Message Flow Analysis for ROS Through Tracing

As part of an undergraduate research project, I used Trace Compass, a trace viewer and analysis framework, to leverage existing ROS instrumentation and create an analysis that can draw the path of a message through ROS nodes. It can show how much time a message spent inside queues and callbacks.

I’ve written a blog post to present my project and give more context on tracing & robotics, explain how everything works, and to show off the resulting analysis.

Right now it’s mostly a proof-of-concept, but it highlighted a few paths that could be explored in the future.

Let me know if you have any questions or comments!

7 Likes

I’m very curious!
It looks like you are building for ROS1, but are you working on a project for ROS2 to analyze with Trace Compass as well?

That’s right, this project was for ROS 1 only.

I am going to be working on something along those lines for ROS 2 (with ros2_tracing :grin:) in the coming year as part of my master’s, but the exact details are TBD. I’ll definitely post the (eventual) results here on Discourse!

Thanks for the quick answer!

I’m trying to use ros2_tracing and tracetools_analysis :wink:
I see that you parsed the CTF data with babeltrace and visualized it with jupyter.

It looks to me that Trace Compass is better suited for detail analysis, as the OS-level task visualization is already in place.
What do you have any intention to have switched from Trace compass to jupyter?

The first goal with ros2_tracing/tracetools_analysis was to extract “raw” data as opposed to higher-level information (i.e. states analyses). We also wanted to allow people to quickly write their own scripts, so that’s why we chose Jupyter for the visualization.

You are right though, Trace Compass provides a lot of other useful information! It’s moving from Eclipse to a web-based IDE (Theia), which I know will make it more appealing to a lot of people, so I’ll probably be looking into that.

1 Like

I’ve never heard of Theia before! It looks good!

I’m currently considering ways to measure and calculate Node latency and end-to-end latency as well as callback duration.
I’m still in the process of implementing a PoC, so it’s not something I can contribute to right away, but I’m imagining it in the form of a python library now. (It’ll include fixing or adding trace points.)
I’m hoping to eventually merge it into tracetools_analysis, but I’d like to share the design documentation when it’s ready.

In addition, if there is some kind of roadmap for tracetools, I’d like to know about it.

Looking forward to it! If you need help or want to share your progress, just open an issue/MR on the relevant repo.

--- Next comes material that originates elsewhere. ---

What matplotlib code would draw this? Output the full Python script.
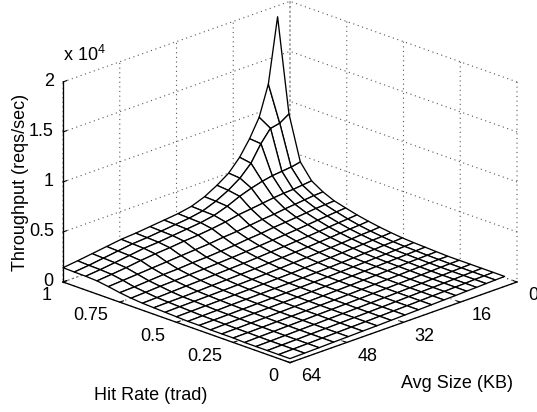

We have some ideas about the processing/analysis part, but nothing formal. As for tracepoints/instrumentation, there’s a lot of possible additions. So far we’ve mostly worked on our own needs along with the needs other people have expressed (e.g. lifecycle nodes!). It might be a good idea to have a discussion about this as part of the RTWG to see what needs people have and what they’d like to see added to ros2_tracing/tracetools_analysis. I’ll bring it up in January!

2 Likes